Problem details: Print, word for word, the opening line of the data below and every line after it through the line that contains "const speedRight = [1100, 9000, 9000, 1100];", but not the pictures.
_ _ _
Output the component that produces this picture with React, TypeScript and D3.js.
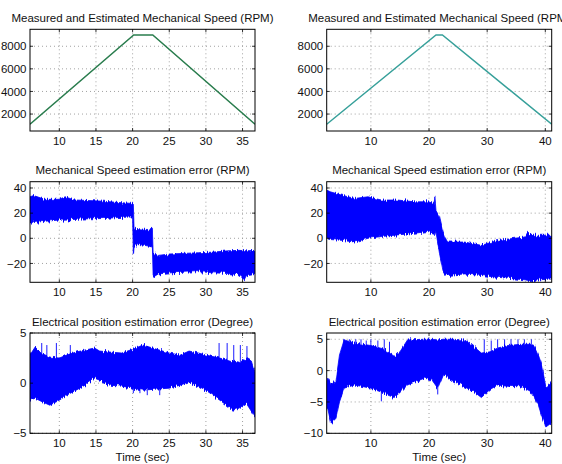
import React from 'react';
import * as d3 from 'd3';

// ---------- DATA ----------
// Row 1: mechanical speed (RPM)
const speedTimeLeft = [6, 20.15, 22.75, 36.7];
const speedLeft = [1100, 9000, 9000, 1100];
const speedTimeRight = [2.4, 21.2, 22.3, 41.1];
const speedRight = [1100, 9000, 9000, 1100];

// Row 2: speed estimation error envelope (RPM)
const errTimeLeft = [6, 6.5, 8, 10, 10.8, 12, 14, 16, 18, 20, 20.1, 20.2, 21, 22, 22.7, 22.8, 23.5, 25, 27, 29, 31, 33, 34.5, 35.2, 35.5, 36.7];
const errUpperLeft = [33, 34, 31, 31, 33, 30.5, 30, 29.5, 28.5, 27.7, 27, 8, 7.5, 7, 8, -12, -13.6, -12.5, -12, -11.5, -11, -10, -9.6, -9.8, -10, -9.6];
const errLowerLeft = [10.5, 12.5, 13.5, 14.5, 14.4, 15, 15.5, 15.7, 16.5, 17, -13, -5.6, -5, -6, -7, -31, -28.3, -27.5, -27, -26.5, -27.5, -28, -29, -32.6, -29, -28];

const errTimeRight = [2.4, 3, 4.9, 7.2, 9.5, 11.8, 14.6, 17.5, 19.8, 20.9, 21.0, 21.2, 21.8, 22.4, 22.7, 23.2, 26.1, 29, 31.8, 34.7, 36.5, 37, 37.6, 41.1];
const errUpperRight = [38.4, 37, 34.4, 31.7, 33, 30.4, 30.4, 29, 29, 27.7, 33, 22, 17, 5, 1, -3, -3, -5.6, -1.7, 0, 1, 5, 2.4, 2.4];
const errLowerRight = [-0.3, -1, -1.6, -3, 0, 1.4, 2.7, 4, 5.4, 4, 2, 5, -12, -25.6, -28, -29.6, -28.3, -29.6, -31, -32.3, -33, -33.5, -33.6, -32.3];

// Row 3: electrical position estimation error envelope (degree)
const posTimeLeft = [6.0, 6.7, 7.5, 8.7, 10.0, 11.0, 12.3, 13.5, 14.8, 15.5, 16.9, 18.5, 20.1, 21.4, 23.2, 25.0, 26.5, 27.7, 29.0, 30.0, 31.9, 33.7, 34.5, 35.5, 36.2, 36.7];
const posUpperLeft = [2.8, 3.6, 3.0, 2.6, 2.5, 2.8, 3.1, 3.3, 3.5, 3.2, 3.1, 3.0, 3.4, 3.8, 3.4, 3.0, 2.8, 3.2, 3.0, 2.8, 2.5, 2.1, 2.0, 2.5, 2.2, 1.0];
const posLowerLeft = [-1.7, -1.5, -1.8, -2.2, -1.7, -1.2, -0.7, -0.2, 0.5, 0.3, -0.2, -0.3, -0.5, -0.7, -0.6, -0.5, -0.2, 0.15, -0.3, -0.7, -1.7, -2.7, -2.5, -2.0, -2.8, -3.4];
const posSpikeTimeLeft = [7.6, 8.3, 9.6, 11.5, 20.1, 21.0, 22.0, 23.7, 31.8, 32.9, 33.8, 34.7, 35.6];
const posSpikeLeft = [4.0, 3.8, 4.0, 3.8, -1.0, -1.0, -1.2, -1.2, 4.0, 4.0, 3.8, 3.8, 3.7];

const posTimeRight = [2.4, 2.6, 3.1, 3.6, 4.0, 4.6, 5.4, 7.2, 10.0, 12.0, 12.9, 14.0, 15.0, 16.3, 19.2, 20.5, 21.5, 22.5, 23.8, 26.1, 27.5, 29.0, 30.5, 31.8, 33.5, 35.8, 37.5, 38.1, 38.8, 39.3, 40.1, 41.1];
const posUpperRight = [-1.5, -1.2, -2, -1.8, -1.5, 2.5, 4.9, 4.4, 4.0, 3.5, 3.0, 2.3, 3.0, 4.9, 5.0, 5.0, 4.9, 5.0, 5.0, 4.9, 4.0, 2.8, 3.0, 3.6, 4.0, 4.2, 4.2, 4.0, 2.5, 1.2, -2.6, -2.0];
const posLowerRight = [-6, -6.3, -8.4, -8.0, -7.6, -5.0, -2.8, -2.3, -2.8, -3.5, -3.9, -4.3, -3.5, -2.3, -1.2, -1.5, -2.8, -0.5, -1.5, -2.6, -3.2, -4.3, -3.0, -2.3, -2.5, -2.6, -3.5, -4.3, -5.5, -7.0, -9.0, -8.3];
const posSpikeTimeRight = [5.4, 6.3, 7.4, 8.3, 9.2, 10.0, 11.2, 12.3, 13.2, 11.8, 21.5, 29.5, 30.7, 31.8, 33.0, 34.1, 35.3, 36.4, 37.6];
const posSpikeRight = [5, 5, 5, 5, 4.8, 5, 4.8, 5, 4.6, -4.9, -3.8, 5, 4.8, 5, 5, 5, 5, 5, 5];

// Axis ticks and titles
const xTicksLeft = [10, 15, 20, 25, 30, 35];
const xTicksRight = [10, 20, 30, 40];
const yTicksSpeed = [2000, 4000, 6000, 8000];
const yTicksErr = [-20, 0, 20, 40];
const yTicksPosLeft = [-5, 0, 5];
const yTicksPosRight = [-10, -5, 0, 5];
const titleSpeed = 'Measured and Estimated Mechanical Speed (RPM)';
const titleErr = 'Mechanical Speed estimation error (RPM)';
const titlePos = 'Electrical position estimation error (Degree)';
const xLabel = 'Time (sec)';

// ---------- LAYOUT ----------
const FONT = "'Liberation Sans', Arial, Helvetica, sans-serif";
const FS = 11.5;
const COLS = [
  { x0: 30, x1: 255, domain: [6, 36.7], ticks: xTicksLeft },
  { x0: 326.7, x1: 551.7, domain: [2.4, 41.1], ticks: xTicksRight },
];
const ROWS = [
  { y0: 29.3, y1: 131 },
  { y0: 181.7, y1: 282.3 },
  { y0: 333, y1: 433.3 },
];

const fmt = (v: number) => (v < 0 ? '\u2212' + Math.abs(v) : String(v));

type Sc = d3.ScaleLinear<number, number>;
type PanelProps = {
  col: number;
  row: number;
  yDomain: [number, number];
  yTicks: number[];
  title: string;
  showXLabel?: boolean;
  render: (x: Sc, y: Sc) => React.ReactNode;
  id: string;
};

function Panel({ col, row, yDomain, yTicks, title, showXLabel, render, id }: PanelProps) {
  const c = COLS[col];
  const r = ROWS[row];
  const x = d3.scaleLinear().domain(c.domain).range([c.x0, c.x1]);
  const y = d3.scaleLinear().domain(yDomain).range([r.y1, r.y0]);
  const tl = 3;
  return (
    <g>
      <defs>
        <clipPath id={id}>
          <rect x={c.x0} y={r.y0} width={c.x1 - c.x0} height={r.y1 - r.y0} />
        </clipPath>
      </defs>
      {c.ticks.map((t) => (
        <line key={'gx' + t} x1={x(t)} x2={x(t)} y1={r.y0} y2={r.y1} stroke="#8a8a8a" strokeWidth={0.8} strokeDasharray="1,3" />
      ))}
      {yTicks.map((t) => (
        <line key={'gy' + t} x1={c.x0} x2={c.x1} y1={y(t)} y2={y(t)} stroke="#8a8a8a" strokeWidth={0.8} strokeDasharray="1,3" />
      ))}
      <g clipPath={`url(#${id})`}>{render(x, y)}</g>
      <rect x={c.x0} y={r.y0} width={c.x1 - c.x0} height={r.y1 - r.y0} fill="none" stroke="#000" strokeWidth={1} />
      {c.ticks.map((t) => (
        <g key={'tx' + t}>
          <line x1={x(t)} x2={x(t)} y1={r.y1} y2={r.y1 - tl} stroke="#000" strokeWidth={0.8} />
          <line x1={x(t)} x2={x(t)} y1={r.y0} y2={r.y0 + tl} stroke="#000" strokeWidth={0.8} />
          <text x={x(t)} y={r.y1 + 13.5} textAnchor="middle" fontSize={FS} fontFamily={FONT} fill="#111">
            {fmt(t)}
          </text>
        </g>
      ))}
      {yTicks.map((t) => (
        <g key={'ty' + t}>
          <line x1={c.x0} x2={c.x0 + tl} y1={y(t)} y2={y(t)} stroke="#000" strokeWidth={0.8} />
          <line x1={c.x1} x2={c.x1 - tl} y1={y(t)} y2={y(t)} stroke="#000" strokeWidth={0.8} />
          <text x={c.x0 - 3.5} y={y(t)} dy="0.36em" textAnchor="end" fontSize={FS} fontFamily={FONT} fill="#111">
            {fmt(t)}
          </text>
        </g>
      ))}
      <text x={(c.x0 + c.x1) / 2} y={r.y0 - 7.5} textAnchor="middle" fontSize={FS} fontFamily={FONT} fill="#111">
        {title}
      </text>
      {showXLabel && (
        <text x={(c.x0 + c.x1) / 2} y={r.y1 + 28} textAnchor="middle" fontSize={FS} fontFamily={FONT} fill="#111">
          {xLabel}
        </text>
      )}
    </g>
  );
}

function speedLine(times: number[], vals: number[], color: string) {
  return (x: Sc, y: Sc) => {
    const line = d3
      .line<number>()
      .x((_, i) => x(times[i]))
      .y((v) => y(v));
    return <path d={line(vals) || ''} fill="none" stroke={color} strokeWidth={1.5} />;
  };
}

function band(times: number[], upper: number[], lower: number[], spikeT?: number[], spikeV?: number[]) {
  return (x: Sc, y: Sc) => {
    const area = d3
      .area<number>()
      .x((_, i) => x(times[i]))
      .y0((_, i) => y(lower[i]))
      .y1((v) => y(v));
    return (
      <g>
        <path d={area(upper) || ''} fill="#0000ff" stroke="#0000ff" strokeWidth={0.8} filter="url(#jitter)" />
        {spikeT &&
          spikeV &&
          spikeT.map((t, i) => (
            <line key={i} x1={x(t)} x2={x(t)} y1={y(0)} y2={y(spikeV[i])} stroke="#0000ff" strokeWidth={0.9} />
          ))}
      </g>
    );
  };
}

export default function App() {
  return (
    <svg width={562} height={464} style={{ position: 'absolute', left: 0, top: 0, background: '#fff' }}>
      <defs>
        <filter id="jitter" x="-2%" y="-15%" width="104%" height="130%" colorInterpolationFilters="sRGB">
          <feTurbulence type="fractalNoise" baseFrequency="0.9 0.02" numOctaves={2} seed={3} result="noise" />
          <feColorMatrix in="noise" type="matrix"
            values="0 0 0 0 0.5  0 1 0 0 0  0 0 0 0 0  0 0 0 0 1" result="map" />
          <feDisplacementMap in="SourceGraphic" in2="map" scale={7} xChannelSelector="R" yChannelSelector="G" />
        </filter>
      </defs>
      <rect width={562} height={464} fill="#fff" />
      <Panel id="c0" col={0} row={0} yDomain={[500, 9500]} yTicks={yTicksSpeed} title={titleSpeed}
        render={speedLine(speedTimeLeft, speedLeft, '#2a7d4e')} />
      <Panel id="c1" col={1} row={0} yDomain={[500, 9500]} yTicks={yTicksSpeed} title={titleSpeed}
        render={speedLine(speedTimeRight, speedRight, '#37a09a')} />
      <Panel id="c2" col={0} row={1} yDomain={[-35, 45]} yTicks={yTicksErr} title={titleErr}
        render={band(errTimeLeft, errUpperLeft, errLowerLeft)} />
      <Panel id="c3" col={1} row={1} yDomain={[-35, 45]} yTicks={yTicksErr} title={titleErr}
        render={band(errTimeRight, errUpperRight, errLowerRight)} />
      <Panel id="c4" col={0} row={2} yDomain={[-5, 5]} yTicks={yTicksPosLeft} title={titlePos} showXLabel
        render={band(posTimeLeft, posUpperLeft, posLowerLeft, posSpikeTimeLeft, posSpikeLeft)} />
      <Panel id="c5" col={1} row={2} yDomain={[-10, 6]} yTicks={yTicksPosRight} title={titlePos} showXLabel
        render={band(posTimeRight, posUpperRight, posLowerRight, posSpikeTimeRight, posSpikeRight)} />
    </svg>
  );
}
_ _ _
Expected answer:
Output the component that produces this picture with React, TypeScript and D3.js.
import React from 'react';
import * as d3 from 'd3';

// ---------- DATA ----------
// Row 1: mechanical speed (RPM)
const speedTimeLeft = [6, 20.15, 22.75, 36.7];
const speedLeft = [1100, 9000, 9000, 1100];
const speedTimeRight = [2.4, 21.2, 22.3, 41.1];
const speedRight = [1100, 9000, 9000, 1100];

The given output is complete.